● **The problem**
Start at the line holding "What matplotlib code", stop at the line holding "ax = fig.add_axes([0.107, 0.1227, 0.893, 0.82])", and repeat those lines exactly, both ends included; skip the pictures.

● **Raw records**
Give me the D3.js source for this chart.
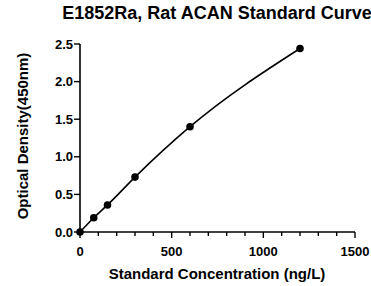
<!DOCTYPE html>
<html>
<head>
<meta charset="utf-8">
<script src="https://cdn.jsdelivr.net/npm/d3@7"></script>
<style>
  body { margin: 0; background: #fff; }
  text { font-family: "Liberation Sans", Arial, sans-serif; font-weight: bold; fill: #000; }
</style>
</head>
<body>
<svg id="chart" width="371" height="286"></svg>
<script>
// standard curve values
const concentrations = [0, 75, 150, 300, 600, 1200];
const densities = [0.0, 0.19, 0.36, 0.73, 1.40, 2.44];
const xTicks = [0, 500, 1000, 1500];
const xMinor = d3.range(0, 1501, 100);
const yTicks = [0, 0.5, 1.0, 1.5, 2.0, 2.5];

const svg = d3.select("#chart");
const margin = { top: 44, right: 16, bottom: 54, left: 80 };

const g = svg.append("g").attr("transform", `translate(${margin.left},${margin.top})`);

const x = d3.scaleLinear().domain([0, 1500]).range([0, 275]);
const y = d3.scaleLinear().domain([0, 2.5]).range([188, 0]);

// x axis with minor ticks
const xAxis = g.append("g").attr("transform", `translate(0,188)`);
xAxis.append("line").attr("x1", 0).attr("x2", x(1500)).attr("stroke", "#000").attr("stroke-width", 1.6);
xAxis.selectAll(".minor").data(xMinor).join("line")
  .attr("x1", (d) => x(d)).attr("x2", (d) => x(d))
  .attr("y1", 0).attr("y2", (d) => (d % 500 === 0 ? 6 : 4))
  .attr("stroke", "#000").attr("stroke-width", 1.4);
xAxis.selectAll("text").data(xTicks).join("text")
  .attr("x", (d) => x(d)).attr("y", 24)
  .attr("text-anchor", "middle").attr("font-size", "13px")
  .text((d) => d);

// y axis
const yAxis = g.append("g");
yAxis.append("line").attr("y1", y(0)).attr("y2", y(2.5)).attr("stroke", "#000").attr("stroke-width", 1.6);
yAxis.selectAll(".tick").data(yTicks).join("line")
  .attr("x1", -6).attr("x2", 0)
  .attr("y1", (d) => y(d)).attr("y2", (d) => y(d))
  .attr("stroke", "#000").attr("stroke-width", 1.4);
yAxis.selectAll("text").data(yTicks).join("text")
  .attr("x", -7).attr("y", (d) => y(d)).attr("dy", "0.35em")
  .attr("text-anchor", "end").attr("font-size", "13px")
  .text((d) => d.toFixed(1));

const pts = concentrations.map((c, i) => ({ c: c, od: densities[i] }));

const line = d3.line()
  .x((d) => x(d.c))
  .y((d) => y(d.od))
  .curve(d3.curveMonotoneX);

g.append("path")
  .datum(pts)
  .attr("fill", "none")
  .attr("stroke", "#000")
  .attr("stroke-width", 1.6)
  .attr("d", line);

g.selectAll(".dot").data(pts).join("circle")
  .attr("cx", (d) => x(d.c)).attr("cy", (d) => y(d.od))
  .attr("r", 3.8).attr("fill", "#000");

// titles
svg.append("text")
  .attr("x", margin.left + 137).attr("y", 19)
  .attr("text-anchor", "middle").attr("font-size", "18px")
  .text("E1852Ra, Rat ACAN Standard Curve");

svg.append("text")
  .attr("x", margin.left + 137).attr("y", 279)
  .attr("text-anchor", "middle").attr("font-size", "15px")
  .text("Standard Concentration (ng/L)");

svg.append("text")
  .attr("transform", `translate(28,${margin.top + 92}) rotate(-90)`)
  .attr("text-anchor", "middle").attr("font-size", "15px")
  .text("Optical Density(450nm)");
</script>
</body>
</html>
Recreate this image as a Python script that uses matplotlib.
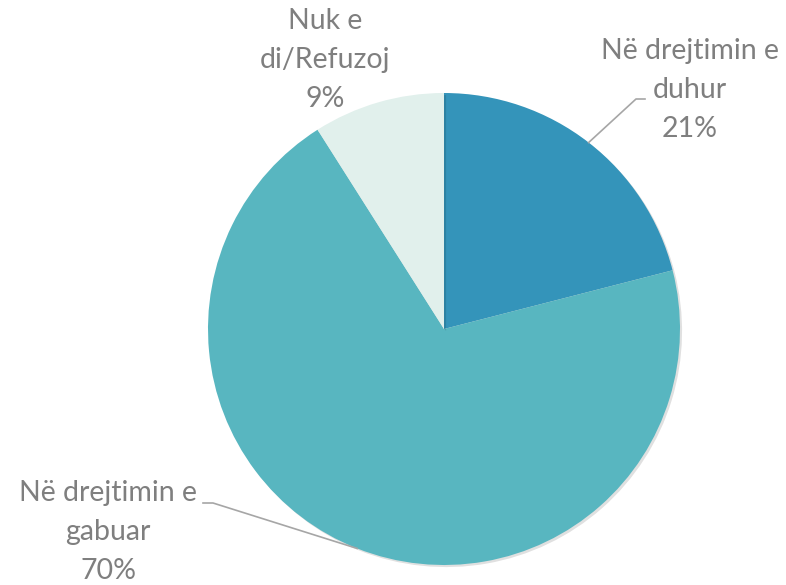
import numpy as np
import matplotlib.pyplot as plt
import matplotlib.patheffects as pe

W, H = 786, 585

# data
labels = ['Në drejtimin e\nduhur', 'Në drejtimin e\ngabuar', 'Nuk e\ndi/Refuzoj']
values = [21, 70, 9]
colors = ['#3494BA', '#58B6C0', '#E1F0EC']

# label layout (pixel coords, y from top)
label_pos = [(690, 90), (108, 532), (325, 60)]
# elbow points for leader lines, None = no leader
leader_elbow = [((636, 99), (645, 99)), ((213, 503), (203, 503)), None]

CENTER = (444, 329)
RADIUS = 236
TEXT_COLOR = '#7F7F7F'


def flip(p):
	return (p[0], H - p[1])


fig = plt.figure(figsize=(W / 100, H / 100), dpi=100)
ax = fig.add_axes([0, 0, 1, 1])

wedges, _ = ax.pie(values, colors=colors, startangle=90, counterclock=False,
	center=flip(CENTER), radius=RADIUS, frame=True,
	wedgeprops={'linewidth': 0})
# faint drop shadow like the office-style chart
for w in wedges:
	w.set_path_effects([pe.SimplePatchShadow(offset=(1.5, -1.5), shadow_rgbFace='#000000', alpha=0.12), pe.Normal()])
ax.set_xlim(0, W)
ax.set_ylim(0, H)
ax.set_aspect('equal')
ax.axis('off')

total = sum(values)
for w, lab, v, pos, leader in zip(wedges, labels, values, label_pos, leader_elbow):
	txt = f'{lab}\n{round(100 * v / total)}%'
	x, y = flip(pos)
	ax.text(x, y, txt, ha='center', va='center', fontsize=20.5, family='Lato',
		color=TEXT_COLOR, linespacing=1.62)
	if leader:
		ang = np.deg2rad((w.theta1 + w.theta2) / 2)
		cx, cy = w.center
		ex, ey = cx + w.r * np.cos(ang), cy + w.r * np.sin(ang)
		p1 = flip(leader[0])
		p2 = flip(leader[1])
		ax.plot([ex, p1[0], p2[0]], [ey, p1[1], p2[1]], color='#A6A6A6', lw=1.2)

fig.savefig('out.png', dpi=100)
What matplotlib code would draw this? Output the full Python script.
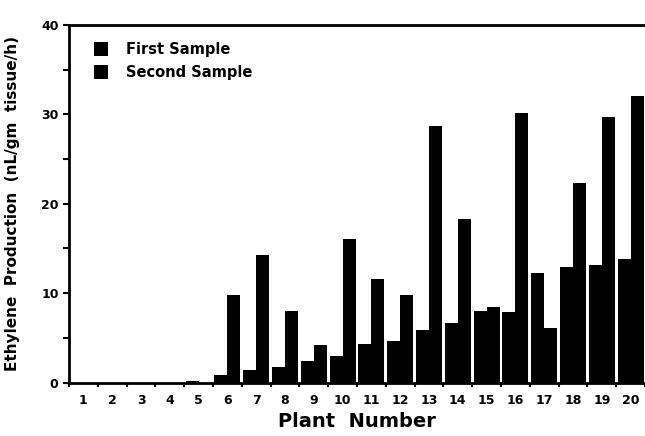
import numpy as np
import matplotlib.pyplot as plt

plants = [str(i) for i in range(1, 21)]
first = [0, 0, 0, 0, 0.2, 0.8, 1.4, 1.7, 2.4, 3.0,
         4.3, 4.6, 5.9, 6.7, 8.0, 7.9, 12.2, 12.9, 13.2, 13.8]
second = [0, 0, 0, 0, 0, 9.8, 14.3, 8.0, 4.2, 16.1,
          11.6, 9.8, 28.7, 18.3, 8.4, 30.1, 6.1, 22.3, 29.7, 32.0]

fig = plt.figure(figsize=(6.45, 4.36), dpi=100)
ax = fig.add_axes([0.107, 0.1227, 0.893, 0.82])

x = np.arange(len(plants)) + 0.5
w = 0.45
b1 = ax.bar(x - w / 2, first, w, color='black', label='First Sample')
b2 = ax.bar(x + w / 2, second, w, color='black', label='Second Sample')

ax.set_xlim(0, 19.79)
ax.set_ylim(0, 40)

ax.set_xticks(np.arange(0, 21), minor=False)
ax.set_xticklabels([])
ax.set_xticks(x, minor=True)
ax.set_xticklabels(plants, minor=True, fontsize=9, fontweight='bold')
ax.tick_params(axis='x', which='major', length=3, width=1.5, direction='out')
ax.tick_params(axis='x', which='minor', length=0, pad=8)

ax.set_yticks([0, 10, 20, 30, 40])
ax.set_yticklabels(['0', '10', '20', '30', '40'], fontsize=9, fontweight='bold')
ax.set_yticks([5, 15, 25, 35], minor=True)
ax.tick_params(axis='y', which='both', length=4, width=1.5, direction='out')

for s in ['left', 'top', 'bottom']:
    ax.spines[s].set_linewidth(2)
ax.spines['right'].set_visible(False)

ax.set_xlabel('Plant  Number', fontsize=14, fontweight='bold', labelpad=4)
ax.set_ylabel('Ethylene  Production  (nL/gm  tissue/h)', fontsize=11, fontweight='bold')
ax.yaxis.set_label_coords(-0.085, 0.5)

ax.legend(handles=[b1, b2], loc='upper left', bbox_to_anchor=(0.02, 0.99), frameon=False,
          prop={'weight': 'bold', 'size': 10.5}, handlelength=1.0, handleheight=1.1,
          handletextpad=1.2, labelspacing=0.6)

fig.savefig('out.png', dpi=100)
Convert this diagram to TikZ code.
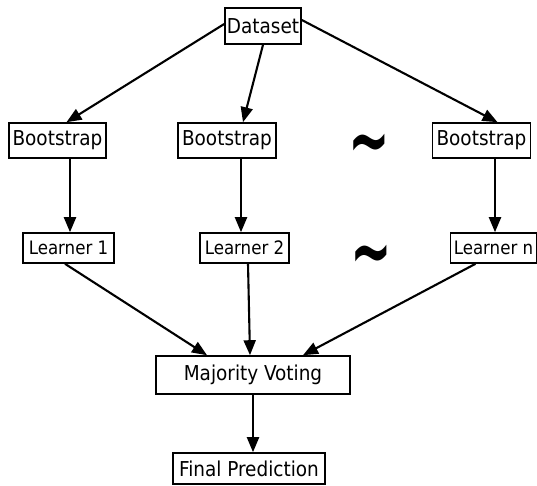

● **Solution to this problem**
What matplotlib code would draw this? Output the full Python script.
import numpy as np
import matplotlib.pyplot as plt

plants = [str(i) for i in range(1, 21)]
first = [0, 0, 0, 0, 0.2, 0.8, 1.4, 1.7, 2.4, 3.0,
         4.3, 4.6, 5.9, 6.7, 8.0, 7.9, 12.2, 12.9, 13.2, 13.8]
second = [0, 0, 0, 0, 0, 9.8, 14.3, 8.0, 4.2, 16.1,
          11.6, 9.8, 28.7, 18.3, 8.4, 30.1, 6.1, 22.3, 29.7, 32.0]

fig = plt.figure(figsize=(6.45, 4.36), dpi=100)
ax = fig.add_axes([0.107, 0.1227, 0.893, 0.82])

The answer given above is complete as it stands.